## Stated exercise
Set out each line from the following listing that includes the word "matplotlib".

====== Records shown

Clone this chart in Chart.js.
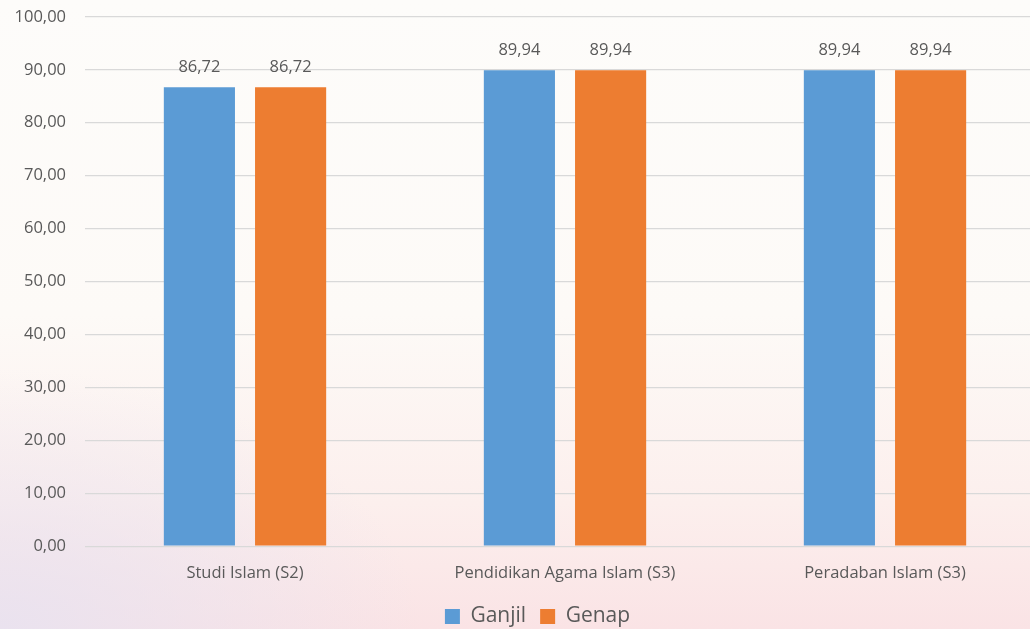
<!DOCTYPE html>
<html>
<head>
<meta charset="utf-8">
<script src="https://cdn.jsdelivr.net/npm/chart.js@4"></script>
<style>
  html, body { margin: 0; padding: 0; width: 1030px; height: 629px; overflow: hidden; }
  body {
    background:
      radial-gradient(ellipse 420px 260px at 0% 100%, rgba(232,226,240,0.9), rgba(232,226,240,0) 100%),
      linear-gradient(to bottom, #fdfcfa 0%, #fdfaf7 50%, #fcefed 80%, #fae3e5 100%);
  }
  #wrap { position: relative; top: -12px; width: 1045px; height: 649px; }
</style>
</head>
<body>
<div id="wrap"><canvas id="chart"></canvas></div>
<script>
// Chart values
const categories = ['Studi Islam (S2)', 'Pendidikan Agama Islam (S3)', 'Peradaban Islam (S3)'];
const ganjilValues = [86.72, 89.94, 89.94];
const genapValues = [86.72, 89.94, 89.94];
const seriesNames = ['Ganjil', 'Genap'];

const colors = {
    blue: '#5b9bd5',
    orange: '#ed7d31',
    text: '#595959',
    grid: '#d9d9d9'
};

const fontFamily = "'Open Sans'";
const fmt = v => v.toFixed(2).replace('.', ',');

// draws the value above each bar
const valueLabels = {
    id: 'valueLabels',
    afterDatasetsDraw(chart) {
        const ctx = chart.ctx;
        ctx.save();
        ctx.font = '16.5px ' + fontFamily;
        ctx.fillStyle = colors.text;
        ctx.textAlign = 'center';
        ctx.textBaseline = 'middle';
        chart.data.datasets.forEach((ds, i) => {
            chart.getDatasetMeta(i).data.forEach((bar, j) => {
                ctx.fillText(fmt(ds.data[j]), bar.x, bar.y - 20);
            });
        });
        ctx.restore();
    }
};

// the legend in the reference sits a bit right of the canvas centre
const legendShift = {
    id: 'legendShift',
    afterLayout(chart) {
        if (chart.legend) {
            chart.legend.left += 15;
            chart.legend.right += 15;
        }
    }
};

new Chart(document.getElementById('chart'), {
    type: 'bar',
    data: {
        labels: categories,
        datasets: [{
            label: seriesNames[0],
            data: ganjilValues,
            backgroundColor: colors.blue,
            categoryPercentage: 0.57,
            barPercentage: 0.78
        }, {
            label: seriesNames[1],
            data: genapValues,
            backgroundColor: colors.orange,
            categoryPercentage: 0.57,
            barPercentage: 0.78
        }]
    },
    options: {
        responsive: true,
        maintainAspectRatio: false,
        animation: false,
        layout: {
            padding: { top: 8, right: 0, left: 0, bottom: 0 }
        },
        plugins: {
            legend: {
                position: 'bottom',
                labels: {
                    font: { family: fontFamily, size: 21 },
                    color: colors.text,
                    boxWidth: 15,
                    boxHeight: 15,
                    padding: 14
                }
            },
            tooltip: { enabled: false }
        },
        scales: {
            x: {
                grid: { display: false },
                border: { display: false },
                ticks: {
                    font: { family: fontFamily, size: 16.5 },
                    color: colors.text,
                    padding: 9
                }
            },
            y: {
                min: 0,
                max: 100,
                afterFit(scale) { scale.width = 85; },
                ticks: {
                    stepSize: 10,
                    font: { family: fontFamily, size: 16.5 },
                    color: colors.text,
                    padding: 19,
                    callback: v => fmt(v)
                },
                grid: {
                    color: colors.grid,
                    lineWidth: 1.3,
                    drawTicks: false
                },
                border: { display: false }
            }
        }
    },
    plugins: [valueLabels, legendShift]
});
</script>
</body>
</html>
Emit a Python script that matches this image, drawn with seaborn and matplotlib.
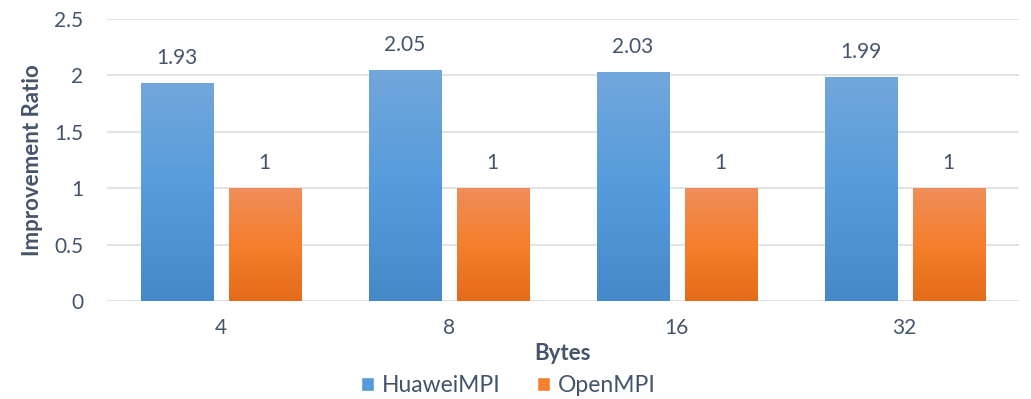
import numpy as np
import pandas as pd
import matplotlib
matplotlib.use("Agg")
import matplotlib.pyplot as plt
import seaborn as sns
from matplotlib.colors import LinearSegmentedColormap
from matplotlib.patches import Patch

categories = ["4", "8", "16", "32"]
huawei = [1.93, 2.05, 2.03, 1.99]
openmpi = [1, 1, 1, 1]
series = ["HuaweiMPI", "OpenMPI"]

df = pd.DataFrame({
    "Bytes": categories * 2,
    "Ratio": huawei + openmpi,
    "Series": [series[0]] * 4 + [series[1]] * 4,
})

sns.set_theme(style="white")
plt.rcParams['font.family'] = ['Lato', 'DejaVu Sans']
txt = "#44546a"

fig = plt.figure(figsize=(10.31, 3.99), dpi=100)
ax = fig.add_axes([0.1036, 0.2456, 0.8844, 0.7068])

blue_mid = "#559bdc"
orange_mid = "#f47f2c"
sns.barplot(data=df, x="Bytes", y="Ratio", hue="Series", order=categories,
            hue_order=series, palette=[blue_mid, orange_mid], width=0.772,
            gap=0.18, ax=ax, legend=False, saturation=1)

ax.set_ylim(0, 2.5)
ax.set_xlim(-0.5, 3.5)
ax.set_yticks([0, 0.5, 1, 1.5, 2, 2.5])
ax.set_yticklabels(["0", "0.5", "1", "1.5", "2", "2.5"])
ax.yaxis.grid(True, color="#d9dde3", lw=1.2)
ax.set_axisbelow(True)
for s in ax.spines.values():
    s.set_visible(False)
ax.tick_params(axis="both", length=0, labelsize=15, labelcolor=txt)
ax.tick_params(axis="y", pad=17)
ax.tick_params(axis="x", pad=12)

cmaps = {
    0: LinearSegmentedColormap.from_list("b", ["#4689c8", "#559bdc", "#72a7db"]),
    1: LinearSegmentedColormap.from_list("o", ["#e46b1a", "#f47f2c", "#f08d5a"]),
}
grad = np.linspace(0, 1, 256).reshape(-1, 1)
patches = list(ax.patches)
for i, p in enumerate(patches):
    si = 0 if i < len(categories) else 1
    x0, y0 = p.get_x(), p.get_y()
    w, h = p.get_width(), p.get_height()
    im = ax.imshow(grad, cmap=cmaps[si], origin="lower", aspect="auto",
                   extent=[x0, x0 + w, y0, y0 + h], zorder=p.get_zorder() + 0.1)
    im.set_clip_path(p)
    vals = huawei if si == 0 else openmpi
    v = vals[i % len(categories)]
    ax.annotate(f"{v:g}", (x0 + w / 2, y0 + h), xytext=(0, 18),
                textcoords="offset points", ha="center", va="center",
                fontsize=15, color=txt)
ax.set_xlim(-0.5, 3.5)
ax.set_ylim(0, 2.5)

ax.set_xlabel("Bytes", fontsize=16, fontweight="bold", color=txt, labelpad=4)
ax.set_ylabel("Improvement Ratio", fontsize=16, fontweight="bold", color=txt, labelpad=8)

handles = [Patch(facecolor=blue_mid), Patch(facecolor=orange_mid)]
fig.legend(handles, series, loc="lower center", bbox_to_anchor=(0.493, -0.045),
           ncol=2, frameon=False, fontsize=16.5, labelcolor=txt,
           handlelength=0.55, handleheight=0.55, handletextpad=0.35, columnspacing=1.6)

fig.savefig("out.png", dpi=100)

============

## Result
Emit a Python script that matches this image, drawn with seaborn and matplotlib.
import matplotlib
matplotlib.use("Agg")
import matplotlib.pyplot as plt
from matplotlib.colors import LinearSegmentedColormap
from matplotlib.patches import Patch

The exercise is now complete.